Ditching Covid restrictions now goes against all evidence | Letters

With soaring case numbers, death rates should concern us, writes Chris Sexton, while Prof Andrew Dobson is concerned about new Covid variants. Plus Robin Saphra says dropping mask-wearing requirements puts volunteer vaccinators like him and thousands of others at risk

On the BBC’s Today programme this week, Sajid Javid was correct to say that prior to the vaccinations, 25,000 Covid cases a day were giving rise to about 500 deaths (Report, 6 July). But his claim that the ratio is now only one-thirtieth of that was entirely disingenuous.
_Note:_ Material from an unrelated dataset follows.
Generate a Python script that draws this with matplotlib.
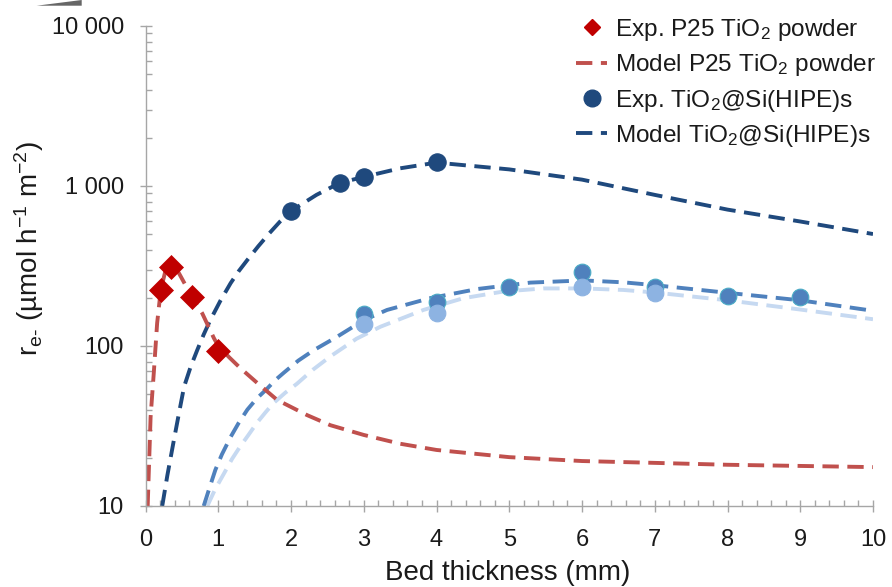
import matplotlib
matplotlib.use("Agg")
import matplotlib.pyplot as plt
from matplotlib.lines import Line2D
from matplotlib.patches import Polygon
from matplotlib.ticker import FixedLocator, NullFormatter, LogLocator

plt.rcParams['font.family'] = ['Liberation Sans', 'DejaVu Sans']
plt.rcParams['mathtext.fontset'] = 'custom'
plt.rcParams['mathtext.rm'] = 'Liberation Sans'
plt.rcParams['mathtext.it'] = 'Liberation Sans:italic'
plt.rcParams['mathtext.bf'] = 'Liberation Sans:bold'

# ---------------- data ----------------
# Experimental P25 TiO2 powder
p25_x = [0.21, 0.35, 0.64, 0.99]
p25_y = [224, 313, 202, 93]

# Model P25 TiO2 powder
p25_model_x = [0.03, 0.07, 0.114, 0.16, 0.21, 0.27, 0.33, 0.40, 0.46, 0.55, 0.64, 0.78,
               0.94, 1.0, 1.15, 1.3, 1.55, 1.81, 2.22, 2.54, 3.0, 3.5, 4.0, 5.0, 6.0,
               7.0, 8.0, 9.0, 10.0]
p25_model_y = [10, 36, 68, 139, 224, 290, 312, 305, 285, 240, 202, 160,
               112, 100, 85, 73, 58, 46, 37, 32, 27.8, 24.5, 22.4, 20.2, 19.1,
               18.6, 18.1, 17.8, 17.5]

# Experimental TiO2@Si(HIPE)s (dark)
hipe_x = [2.0, 2.67, 3.0, 4.0]
hipe_y = [698, 1045, 1138, 1413]

# Model TiO2@Si(HIPE)s (dark)
hipe_model_x = [0.23, 0.30, 0.39, 0.46, 0.53, 0.62, 0.71, 0.80, 0.89, 1.03, 1.17, 1.28,
                1.4, 1.55, 1.7, 1.85, 2.0, 2.35, 2.67, 3.0, 3.5, 4.0, 5.0, 6.0, 7.0,
                8.0, 9.0, 10.0]
hipe_model_y = [10, 15.5, 25.8, 38, 55.6, 74, 94, 118, 145, 192, 247, 293,
                345, 420, 505, 600, 698, 880, 1045, 1140, 1290, 1400, 1270, 1096, 880,
                712, 600, 501]

# Second series (medium blue)
med_x = [3, 4, 5, 6, 7, 8, 9]
med_y = [158, 189, 235, 289, 234, 204, 201]
med_model_x = [0.8, 0.88, 0.96, 1.05, 1.17, 1.28, 1.4, 1.53, 1.67, 1.78, 1.9, 2.1,
               2.31, 2.63, 3.0, 3.32, 3.91, 4.56, 5.29, 6.02, 6.57, 7.0, 8.0, 9.0, 10.0]
med_model_y = [10, 13, 16.8, 21, 27, 33, 40, 47, 54, 61, 68, 81,
               94, 114, 145, 168, 199, 227, 249, 257, 250, 240, 215, 193, 166]

# Third series (light blue)
light_x = [3, 4, 6, 7]
light_y = [137, 160, 235, 215]
light_model_x = [0.85, 0.96, 1.08, 1.19, 1.3, 1.42, 1.53, 1.65, 1.76, 1.92, 2.08, 2.3,
                 2.54, 2.9, 3.23, 3.82, 4.37, 4.92, 5.47, 6.02, 6.57, 7.0, 8.0, 9.0, 10.0]
light_model_y = [10, 12.8, 16, 19.7, 23.5, 28, 33, 38.5, 44, 51, 58, 71,
                 86, 111, 132, 168, 199, 219, 229, 229, 224, 216, 193, 169, 147]

yticks = [10, 100, 1000, 10000]
ytick_labels = ['10', '100', '1 000', '10 000']
xticks = list(range(0, 11))

legend_labels = ['Exp. P25 TiO$_2$ powder', 'Model P25 TiO$_2$ powder',
                 'Exp. TiO$_2$@Si(HIPE)s', 'Model TiO$_2$@Si(HIPE)s']

# ---------------- style ----------------
RED_PT = '#C00000'
RED_LN = '#C0504D'
DARK = '#1F497D'
MED = '#4F81BD'
MED_EDGE = '#4BACC6'
LIGHT_PT = '#8DB3E2'
LIGHT_LN = '#C6D9F1'
AXIS_GREY = '#A6A6A6'
DASH = (4.2, 2.2)
LW = 2.8

fig = plt.figure(figsize=(8.92, 5.87), dpi=100)
W, H = 892, 587
ax = fig.add_axes([145.5 / W, (H - 506) / H, (873 - 145.5) / W, (506 - 26) / H])
ax.set_yscale('log')
ax.set_xlim(0, 10)
ax.set_ylim(10, 10000)

# model lines
ax.plot(light_model_x, light_model_y, color=LIGHT_LN, lw=LW, dashes=DASH, zorder=2)
ax.plot(med_model_x, med_model_y, color=MED, lw=LW, dashes=DASH, zorder=2.1)
ax.plot(hipe_model_x, hipe_model_y, color=DARK, lw=LW, dashes=DASH, zorder=2.2)
ax.plot(p25_model_x, p25_model_y, color=RED_LN, lw=LW, dashes=DASH, zorder=2.3)

# experimental points
ax.plot(med_x, med_y, 'o', ms=12, mfc=MED, mec=MED_EDGE, mew=0.8, zorder=3, ls='none')
ax.plot(light_x, light_y, 'o', ms=12, mfc=LIGHT_PT, mec=LIGHT_PT, mew=0.8, zorder=3.1, ls='none')
ax.plot(hipe_x, hipe_y, 'o', ms=12.5, mfc=DARK, mec=DARK, mew=0.8, zorder=3.2, ls='none')
ax.plot(p25_x, p25_y, 'D', ms=12.5, mfc=RED_PT, mec=RED_PT, mew=0.5, zorder=3.3, ls='none')

# axes styling
for s in ['top', 'right']:
    ax.spines[s].set_visible(False)
for s in ['left', 'bottom']:
    ax.spines[s].set_color(AXIS_GREY)
    ax.spines[s].set_linewidth(1.0)

ax.yaxis.set_major_locator(FixedLocator(yticks))
ax.set_yticklabels(ytick_labels)
ax.yaxis.set_minor_locator(LogLocator(base=10, subs=range(2, 10), numticks=20))
ax.yaxis.set_minor_formatter(NullFormatter())
ax.set_xticks(xticks)
ax.set_xticklabels([str(v) for v in xticks])
ax.set_xticks([v / 5 for v in range(0, 51) if v % 5], minor=True)

ax.tick_params(axis='both', which='major', direction='inout', length=9, width=1.0,
               color=AXIS_GREY, labelsize=17, labelcolor='#1a1a1a')
ax.tick_params(axis='both', which='minor', direction='in', length=4.5, width=1.0,
               color=AXIS_GREY)
ax.tick_params(axis='y', which='major', pad=11)
ax.tick_params(axis='x', which='major', pad=12)

# axis labels
fig.text(508 / W, 1 - 573 / H, 'Bed thickness (mm)', ha='center', va='center',
         fontsize=20, color='#1a1a1a')
fig.text(29 / W, 1 - 248 / H,
         r'r$_{\mathregular{e\text{-}}}$ (µmol h$^{\mathregular{-1}}$ m$^{\mathregular{-2}}$)',
         ha='center', va='center', rotation=90, fontsize=20, color='#1a1a1a')

# legend
handles = [
    Line2D([], [], ls='none', marker='D', ms=8.5, mfc=RED_PT, mec=RED_PT),
    Line2D([], [], color=RED_LN, lw=LW, dashes=DASH),
    Line2D([], [], ls='none', marker='o', ms=12, mfc=DARK, mec=DARK),
    Line2D([], [], color=DARK, lw=LW, dashes=DASH),
]
leg = fig.legend(handles, legend_labels, loc='upper right',
                 bbox_to_anchor=(876 / W, 1 - 17 / H), frameon=False,
                 fontsize=17.6, handlelength=1.3, handletextpad=0.3,
                 labelspacing=0.38, borderpad=0.0, borderaxespad=0.0)
for t in leg.get_texts():
    t.set_color('#1a1a1a')

# small grey wedge in the top-left corner
fig.patches.append(Polygon([(36.7 / W, 1 - 5.7 / H), (81.7 / W, 1.0), (81.7 / W, 1 - 5.7 / H)],
                           closed=True, transform=fig.transFigure, facecolor='#666666',
                           edgecolor='none'))

fig.savefig('out.png', dpi=100)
It is true that the current moving averages of 25,447 daily cases and 18.14 deaths reduces the apparent ratio to about one-thirtieth of what it was. But this fails to recognise that there is a delay between infection and death. And the current 18 deaths result from cases reported 16 days ago, when they were running at 9,109. So the incidence of deaths to infections is not reduced to one-thirtieth of what it was, but only to one-eighth. And the difference between the two, in terms of fatalities, is huge.

Deaths are at roughly two per 1,000 infections. So at 100,000 by mid-August, this could mean 200 per day. And doubling every nine days, they will almost certainly go well beyond that, which could mean at least 25,000 deaths before Christmas and possibly more – skewed as ever to the old, the poor and the infirm. And this says nothing about the potential damage to the health of the survivors in aggravating conditions like diabetes and long Covid.

It is monstrously unfair to at-risk groups that masks will not be mandatory on public transport and in closed public spaces. If anyone wants to go to a nightclub unmasked, that’s fine by me – I shan’t be joining them. But two things that most people have to do are a) travel to work, and b) buy food. And they have the right to do those things in an atmosphere as free as possible of other people’s exhaled droplets.
Chris Sexton
Crowthorne, Berkshire

• New strains of Covid mainly appear by random mutation. The rate at which new strains appear is directly proportional to the number of people infected. Only strains that are more transmissible than current strains will spread; those that are less transmissible cannot compete with current strains. If you halve the number of people infected, it will take twice as long for a more transmissible strain to appear. If you reduce infections by 90%, it will take 10 times as long.

More transmissible strains always increase the level of herd immunity needed to achieve control. If you drop all restrictions of control of Covid on 19 July, then you will increase the rate of emergence of new strains, and set the UK up for a perfect winter of discontent.
Prof Andrew Dobson
Department of ecology and evolutionary biology, Princeton University, New Jersey, US

• Since January, I have been volunteering as a Covid-19 vaccinator and have vaccinated more than 2,000 people in primary healthcare centres, pharmacies and NHS sites across London and the south-east. Now that the health secretary proposes to make face masks a matter of personal choice, I am left wondering whether vaccination centres will continue to be safe to attend for people who are unvaccinated or only partly vaccinated. What about healthcare workers such as myself, who without the use of face masks will face an increased risk of contracting or transmitting Covid?

Sajid Javid will need support from me and thousands of volunteers to vaccinate the remaining 50% of the population. To do this, he needs to at least mandate the use of face masks in vaccination centres.